This article was originally published by Independent.
BAILED-out Permanent TSB has been accused of “cynically” seeking to cash in on a rising market by selling off more than 2,000 customer mortgages.
The state-owned bank said it was ready to sell €2.6bn of “non-core” loans including the old Springboard Irish subprime mortgages and has appointed advisers Morgan Stanley to find a buyer or buyers.
Improving market conditions mean the bank – once the country’s largest mortgage lender – sees a chance to off-load loans it no longer regards as “core” to its future business.

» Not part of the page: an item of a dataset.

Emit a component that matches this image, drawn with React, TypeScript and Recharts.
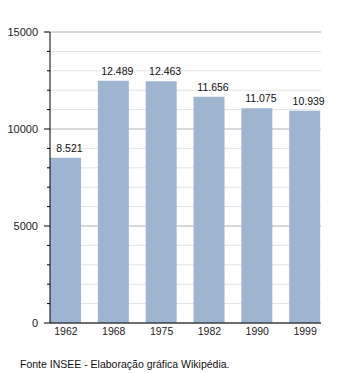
import React from "react";
import { BarChart, Bar, XAxis, YAxis, CartesianGrid, LabelList } from "recharts";

const years = ["1962", "1968", "1975", "1982", "1990", "1999"];
const population = [8521, 12489, 12463, 11656, 11075, 10939];
const yTicks = [0, 1000, 2000, 3000, 4000, 5000, 6000, 7000, 8000, 9000, 10000, 11000, 12000, 13000, 14000, 15000];
const majorTicks = [0, 5000, 10000, 15000];
const source = "Fonte INSEE - Elaboração gráfica Wikipédia.";

const data = years.map((y, i) => ({ year: y, value: population[i] }));

const FONT = "'Liberation Sans', Arial, sans-serif";

const fmt = (v: number) => (v / 1000).toFixed(3);

const YTick = (props: any) => {
  const { x, y, payload } = props;
  const v = payload.value;
  const major = majorTicks.includes(v);
  const axisX = x + 12;
  return (
    <g>
      <line x1={axisX - (major ? 6 : 3)} y1={y} x2={axisX} y2={y} stroke="#000" strokeWidth={1} />
      {major && (
        <text x={x} y={y} dy={4} textAnchor="end" fontSize={11} fill="#222" fontFamily={FONT}>
          {v}
        </text>
      )}
    </g>
  );
};

const GridLine = (p: any) => {
  const v = yTicks[p.index];
  const major = majorTicks.includes(v);
  return (
    <line
      key={p.key}
      x1={p.x1}
      y1={p.y1}
      x2={p.x2}
      y2={p.y2}
      stroke={major ? "#b2b2b2" : "#e3e3e3"}
      strokeWidth={1}
      fill="none"
    />
  );
};

export default function App() {
  return (
    <div style={{ position: "absolute", left: 0, top: 0, width: 350, height: 373, background: "#fff" }}>
      <BarChart
        width={350}
        height={373}
        data={data}
        margin={{ top: 32, right: 29, bottom: 30, left: 0 }}
      >
        <CartesianGrid vertical={false} horizontal={GridLine} />
        <XAxis
          dataKey="year"
          padding={{ left: -8, right: -8 }}
          axisLine={{ stroke: "#000" }}
          tickLine={false}
          tick={{ fontSize: 10.5, fill: "#222", fontFamily: FONT }}
          tickMargin={5}
          tickSize={0}
          height={20}
          interval={0}
        />
        <YAxis
          width={50}
          domain={[0, 15000]}
          ticks={yTicks}
          interval={0}
          axisLine={{ stroke: "#000" }}
          tickLine={false}
          tickSize={6}
          tickMargin={6}
          tick={<YTick />}
        />
        <Bar dataKey="value" fill="#9db5d0" barSize={31} isAnimationActive={false}>
          <LabelList
            dataKey="value"
            position="top"
            offset={6}
            dx={4}
            formatter={(v: any) => fmt(Number(v))}
            style={{ fontSize: 10.5, fill: "#111", fontFamily: FONT }}
          />
        </Bar>
      </BarChart>
      <div
        style={{
          position: "absolute",
          left: 20,
          top: 358,
          fontSize: 10.5,
          fontFamily: FONT,
          color: "#111",
          whiteSpace: "nowrap",
        }}
      >
        {source}
      </div>
    </div>
  );
}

But campaigner David Hall’s Irish Mortgage Holders’ Organisation (IMHO) said the action is being taken despite the unfulfilled promise by the Department of Finance to bring in new laws to protect consumers when mortgages were sold.
“This is a cynical exercise by PTSB/Springboard and takes advantage of the ‘heads up’ given by the Finance Department that legislation is supposedly on the way. But where is it?” asked Mr Hall, IMHO director.
“The announcement of the intention to bring in consumer protection legislation has created a flurry of activity, as now announced by PTSB, to sell mortgages ahead of the new laws being enacted,” he said.
The commercial loans account for the lion’s share of the two portfolios, with a so-called face value of about €2.2bn. The residential loans, which include just over 2,000 mortgages, are about €430m par value.
But the key question raised by the sale is whether the buyers of the mortgages will comply with the Central Bank’s code of conduct on mortgage arrears – a consumer protection safety net for borrowers.
That code can only be enforced if the buyer of the mortgage is formally regulated by the Central Bank.
The same concerns were raised when home loans linked to the former Anglo Irish Bank were sold off. The buyers in that case, international investment funds Lone Star and Oaktree Capital Management, agreed to abide by the code but face no penalties for any breach.
A Permanent TSB spokesman said all protocols and regulations would be observed.
“We are conscious of the commitment by the Minister for Finance to introduce legislation to cover this area, and given that we are at the early stages of the transaction, we don’t anticipate any issues in this area,” he said.
It is understood the sales process could take up to 12 months. Last month, the bank’s chief executive Jeremy Masding said the bank had a reasonable chance of returning to private ownership by 2016 or 2017.
It also said that its mortgage arrears had fallen 10pc from their peak last year, while impairment charges are expected to be significantly down this year on those experienced in 2012 and 2013.